=== TASK TO COMPLETE ===
Starting at the first line of the data, please print exactly those lines through the one that holds "(canales) at (1212,291.5)", omitting every picture.

────

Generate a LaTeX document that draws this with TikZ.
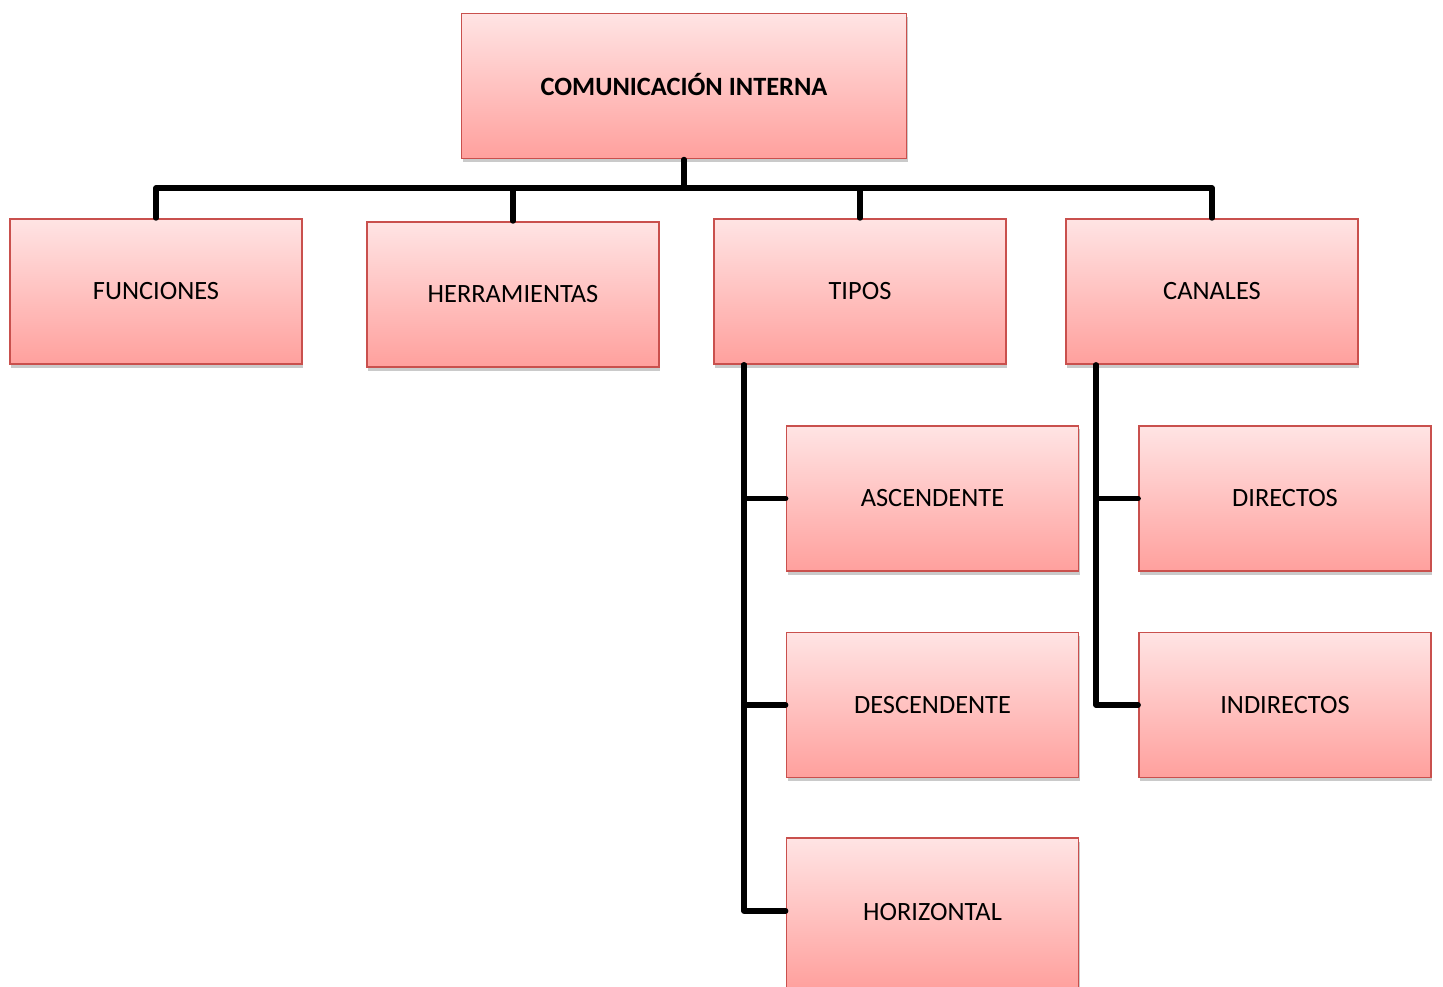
\documentclass[tikz,border=0pt]{standalone}
\usepackage{fontspec}
\setmainfont{Carlito}
\usetikzlibrary{shadows}
\definecolor{cajaborde}{HTML}{C9504D}
\definecolor{cajaarriba}{HTML}{FFE4E4}
\definecolor{cajaabajo}{HTML}{FFA09D}

\begin{document}
\begin{tikzpicture}[x=0.75pt,y=-0.75pt,
    caja/.style={draw=cajaborde, line width=1.2pt, top color=cajaarriba, bottom color=cajaabajo,
      minimum width=219pt, minimum height=109pt, inner sep=0pt, font=\fontsize{19.8}{22}\selectfont,
      drop shadow={shadow xshift=1pt, shadow yshift=-2.5pt, opacity=0.35, fill=black!60}},
    rama/.style={line width=4pt, line cap=round, line join=round}]
    \useasboundingbox (0,0) rectangle (1443,986);

    % Caja principal
    \node[caja, minimum width=334pt, font=\fontsize{19.8}{22}\selectfont\bfseries] (comunicacion) at (684,86) {\raisebox{2pt}{COMUNICACIÓN INTERNA}};

    % Primer nivel
    \node[caja] (funciones) at (156,291.5) {FUNCIONES};
    \node[caja] (herramientas) at (513,294.5) {HERRAMIENTAS};
    \node[caja] (tipos) at (860,291.5) {TIPOS};
    \node[caja] (canales) at (1212,291.5) {CANALES};

    % Tipos
    \node[caja] (ascendente) at (932.5,498.5) {ASCENDENTE};
    \node[caja] (descendente) at (932.5,705) {DESCENDENTE};
    \node[caja, minimum height=113pt] (horizontal) at (932.5,913.5) {\raisebox{2pt}{HORIZONTAL}};

    % Canales
    \node[caja] (directos) at (1285,498.5) {DIRECTOS};
    \node[caja] (indirectos) at (1285,705) {INDIRECTOS};

    % Conectores
    \coordinate (bus) at (684,188);
    \draw[rama] (comunicacion.south) -- (bus);
    \draw[rama] (funciones.north) |- (bus) -| (canales.north);
    \draw[rama] (herramientas.north) |- (bus);
    \draw[rama] (tipos.north) |- (bus);

    \draw[rama] ([xshift=-87pt]tipos.south) |- ([yshift=2pt]horizontal.west);
    \draw[rama] ([xshift=-87pt]tipos.south) |- (ascendente.west);
    \draw[rama] ([xshift=-87pt]tipos.south) |- (descendente.west);

    \draw[rama] ([xshift=-87pt]canales.south) |- (indirectos.west);
    \draw[rama] ([xshift=-87pt]canales.south) |- (directos.west);
\end{tikzpicture}
\end{document}
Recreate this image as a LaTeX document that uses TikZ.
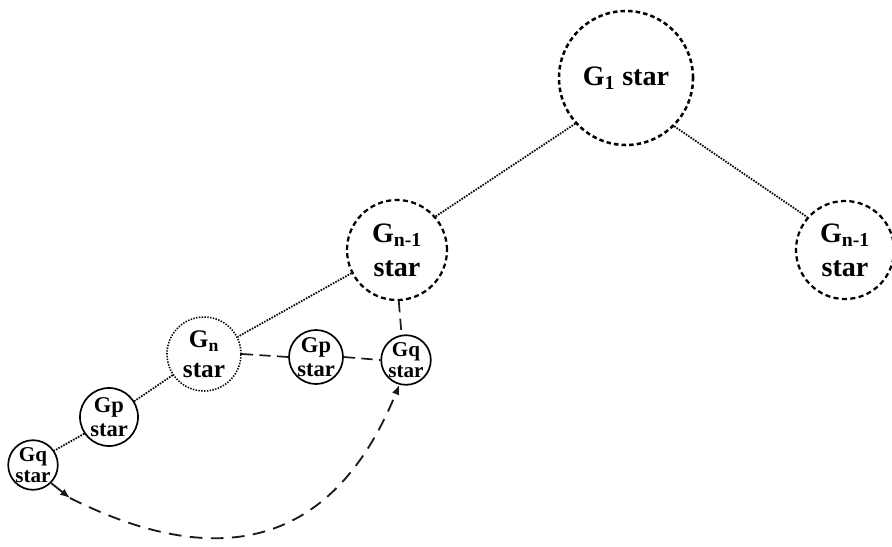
\documentclass[tikz,border=0pt]{standalone}
\usepackage{fontspec}
\setmainfont{Liberation Serif}
\usetikzlibrary{arrows.meta}
\tikzset{
  starnode/.style={circle, inner sep=0pt, align=center, text=black},
  bigdash/.style={starnode, draw=black, line width=1.8pt, dash pattern=on 3.2pt off 2.2pt},
  middash/.style={starnode, draw=black, line width=1.6pt, dash pattern=on 3.6pt off 2.4pt},
  dotcirc/.style={starnode, draw=black, line width=1.1pt, dash pattern=on 1pt off 1pt},
  solidcirc/.style={starnode, draw=black, line width=1.2pt},
  dotline/.style={draw=black, line width=1.25pt, dash pattern=on 1.1pt off 0.9pt},
  dashline/.style={draw=black!90, line width=1.2pt, dash pattern=on 8pt off 4.5pt},
  curveline/.style={draw=black!90, line width=1.3pt},
  tip/.style={-{Latex[length=7pt,width=5.5pt]}},
  fbig/.style={font=\fontsize{20pt}{24pt}\selectfont\bfseries},
  fmid/.style={font=\fontsize{18pt}{21pt}\selectfont\bfseries},
  fsmall/.style={font=\fontsize{16pt}{17pt}\selectfont\bfseries},
  ftiny/.style={font=\fontsize{15pt}{15pt}\selectfont\bfseries}
}
\begin{document}
\begin{tikzpicture}[x=0.025cm,y=-0.025cm]
\useasboundingbox[fill=white] (0,0) rectangle (892,546);
% nodes
\node[bigdash, fbig, minimum size=3.35cm] (g1) at (626,78) {G\textsubscript{1} star};
\node[middash, fbig, minimum size=2.5cm] (gm) at (397,250) {G\textsubscript{n-1}\\star};
\node[middash, fbig, minimum size=2.45cm] (gr) at (845,250) {G\textsubscript{n-1}\\star};
\node[dotcirc, fmid, minimum size=1.85cm] (gn) at (204,354) {G\textsubscript{n}\\star};
\node[solidcirc, fsmall, minimum size=1.33cm] (gp2) at (316,357) {Gp\\star};
\node[solidcirc, ftiny, minimum size=1.23cm] (gq2) at (406,360) {Gq\\star};
\node[solidcirc, fsmall, minimum size=1.45cm] (gp1) at (109,417) {Gp\\star};
\node[solidcirc, ftiny, minimum size=1.2cm] (gq1) at (33,465) {Gq\\star};
% dotted tree links
\draw[dotline] (g1.222) -- (gm.41);
\draw[dotline] (g1.-45) -- (gr.139);
\draw[dotline] (gm.207) -- (gn.27);
\draw[dotline] (gn.214) -- (gp1.32);
\draw[dotline] (gp1.214) -- (gq1.34);
% dashed links
\draw[dashline] (gn.east) -- (gp2.west);
\draw[dashline] (gp2.east) -- (gq2.west);
\draw[dashline] (gm.-88) -- (gq2.100);
% curved arrow
\coordinate (a1) at (70,498);
\draw[curveline, tip] (gq1.-45) -- (a1);
\draw[curveline, tip, dash pattern=on 9pt off 6pt] (a1) .. controls (210,568) and (330,555) .. (gq2.-105);
\end{tikzpicture}
\end{document}
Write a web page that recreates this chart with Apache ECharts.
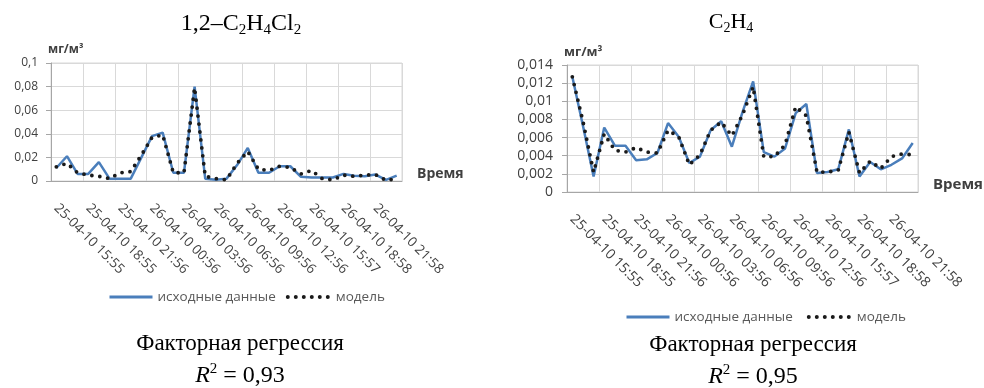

────

=== FINAL RESULT ===
Generate a LaTeX document that draws this with TikZ.
\documentclass[tikz,border=0pt]{standalone}
\usepackage{fontspec}
\setmainfont{Carlito}
\usetikzlibrary{shadows}
\definecolor{cajaborde}{HTML}{C9504D}
\definecolor{cajaarriba}{HTML}{FFE4E4}
\definecolor{cajaabajo}{HTML}{FFA09D}

\begin{document}
\begin{tikzpicture}[x=0.75pt,y=-0.75pt,
    caja/.style={draw=cajaborde, line width=1.2pt, top color=cajaarriba, bottom color=cajaabajo,
      minimum width=219pt, minimum height=109pt, inner sep=0pt, font=\fontsize{19.8}{22}\selectfont,
      drop shadow={shadow xshift=1pt, shadow yshift=-2.5pt, opacity=0.35, fill=black!60}},
    rama/.style={line width=4pt, line cap=round, line join=round}]
    \useasboundingbox (0,0) rectangle (1443,986);

    % Caja principal
    \node[caja, minimum width=334pt, font=\fontsize{19.8}{22}\selectfont\bfseries] (comunicacion) at (684,86) {\raisebox{2pt}{COMUNICACIÓN INTERNA}};

    % Primer nivel
    \node[caja] (funciones) at (156,291.5) {FUNCIONES};
    \node[caja] (herramientas) at (513,294.5) {HERRAMIENTAS};
    \node[caja] (tipos) at (860,291.5) {TIPOS};
    \node[caja] (canales) at (1212,291.5) {CANALES};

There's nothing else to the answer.